The hybrid model emerged from the practical observation that fully on-site lost the productivity and life-quality gains of remote work, while fully remote lost the serendipity, mentorship, and culture-building of in-person collaboration. By 2024-2026, hybrid had stabilized as the dominant arrangement in most knowledge-work industries. Common patterns: 3-2 (three in-office, two remote), 2-3, "anchor day" (one day per week everyone in-office), and flexible-by-team (each team picks).

Common hybrid patterns

  • 3-2 hybrid — three days in-office, two days remote per week. Most common in 2026
  • 2-3 hybrid — two days in-office, three days remote. Common at tech and remote-first companies
  • Anchor day — one or two designated all-hands office days, otherwise flexible
  • Office-optional — employees choose; office available but not required
  • Geographic flexibility — work from anywhere within a country or region, with periodic in-person gatherings
  • Team-based — each team or department sets its own pattern

What hybrid changes for HR

  • Workspace planning — office capacity often shrinks 30-50% with hot-desking and team neighborhoods
  • Onboarding — must work for someone who may not be in-office their first month
  • Engagement measurement — split between remote and on-site sentiment
  • Performance management — output and behavior visible differently to managers
  • Equipment policy — home setup, ergonomic support, reimbursement rules
  • Time tracking and overtime — remote work compliance for non-exempt employees
  • Cross-border tax — employees working from different jurisdictions create tax exposure

Common hybrid failure modes

  • Two-class culture — in-office employees are seen and promoted; remote employees feel forgotten
  • Meeting overload — every meeting becomes hybrid (some in-room, some on Zoom) and quality drops
  • Return-to-office mandates without rationale — when leadership demands in-office days without explaining the productivity case, attrition rises
  • Inconsistent enforcement — some teams strict, others lax; the contrast breeds resentment
  • Geographic-tax surprise — employee secretly works from a different country and triggers permanent establishment risk

Frequently asked questions

What is hybrid work?
An employment arrangement where employees split time between working remotely and on-site at company offices, typically on a defined schedule (e.g., three days in-office, two days remote per week).
What's the most common hybrid pattern in 2026?
3-2 (three days in-office, two days remote) is the most common pattern across knowledge-work industries. 2-3 and "anchor day" models are also common.
Does hybrid require a written policy?
Strongly recommended.
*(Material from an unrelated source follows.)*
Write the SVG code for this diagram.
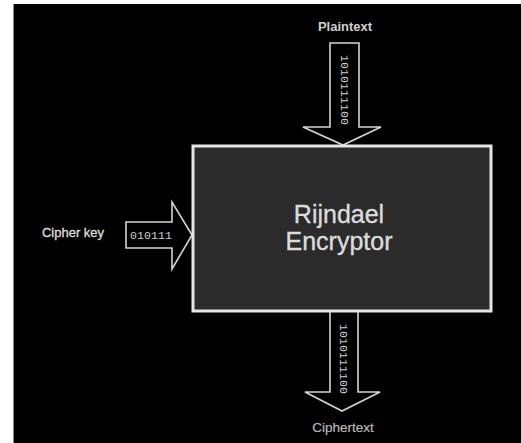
<svg xmlns="http://www.w3.org/2000/svg" width="521" height="443" viewBox="0 0 521 443">
<defs>
<style>
.lbl{font-family:"Liberation Sans",Arial,sans-serif;fill:#dcdcdc;stroke:#dcdcdc;stroke-width:0.35}
.bits{font-family:"Liberation Mono","DejaVu Sans Mono",monospace;fill:#d0d0d0;font-size:11.5px}
.arrow{fill:none;stroke:#d4d4d4;stroke-width:1.6;stroke-linejoin:miter}
</style>
</defs>
<rect x="0" y="0" width="521" height="443" fill="#ffffff"/>
<rect x="13" y="4" width="508" height="439" fill="#000000"/>
<line x1="13.5" y1="4" x2="13.5" y2="443" stroke="#888" stroke-width="1"/>
<g id="connectors">
<g id="plaintext-arrow">
<path class="arrow" d="M330,43 H359 V127 H381 L343,145 L303,127 H330 Z"/>
<text class="bits" transform="translate(341,55) rotate(90)" textLength="70">1010111100</text>
</g>
<g id="cipherkey-arrow">
<path class="arrow" d="M126,222 H172 V202 L192,235 L172,269 V248 H126 Z"/>
<text class="bits" x="130" y="239" textLength="42">010111</text>
</g>
<g id="ciphertext-arrow">
<path class="arrow" d="M330,312 V392 H305 L342,411 L380,392 H358 V312"/>
<text class="bits" transform="translate(340,324) rotate(90)" textLength="70">1010111100</text>
</g>
</g>
<g id="encryptor">
<rect x="193" y="146" width="298" height="165" fill="#2b2b2b" stroke="#e6e6e6" stroke-width="3"/>
<text class="lbl" x="339" y="223" text-anchor="middle" font-size="25">Rijndael</text>
<text class="lbl" x="339" y="250" text-anchor="middle" font-size="25">Encryptor</text>
</g>
<g id="plaintext">
<text class="lbl" x="345" y="31" text-anchor="middle" font-size="13" font-weight="bold" style="fill:#cfcfcf;stroke:none">Plaintext</text>
</g>
<g id="cipherkey">
<text class="lbl" x="73" y="237" text-anchor="middle" font-size="13">Cipher key</text>
</g>
<g id="ciphertext">
<text class="lbl" x="343" y="432" text-anchor="middle" font-size="13.5" style="fill:#b8b8b8;stroke:#b8b8b8;stroke-width:0.2">Ciphertext</text>
</g>
</svg>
Documented hybrid policies that justify the model and apply consistently produce fewer disputes and lower attrition than informal "we're hybrid" arrangements that drift over time.
What's the biggest hybrid risk?
Two-class culture — in-office employees getting visibility and promotion advantages over remote employees. Mitigate with explicit decision rituals (record meetings, default to async), explicit promotion criteria, and regular cross-cohort 1:1s.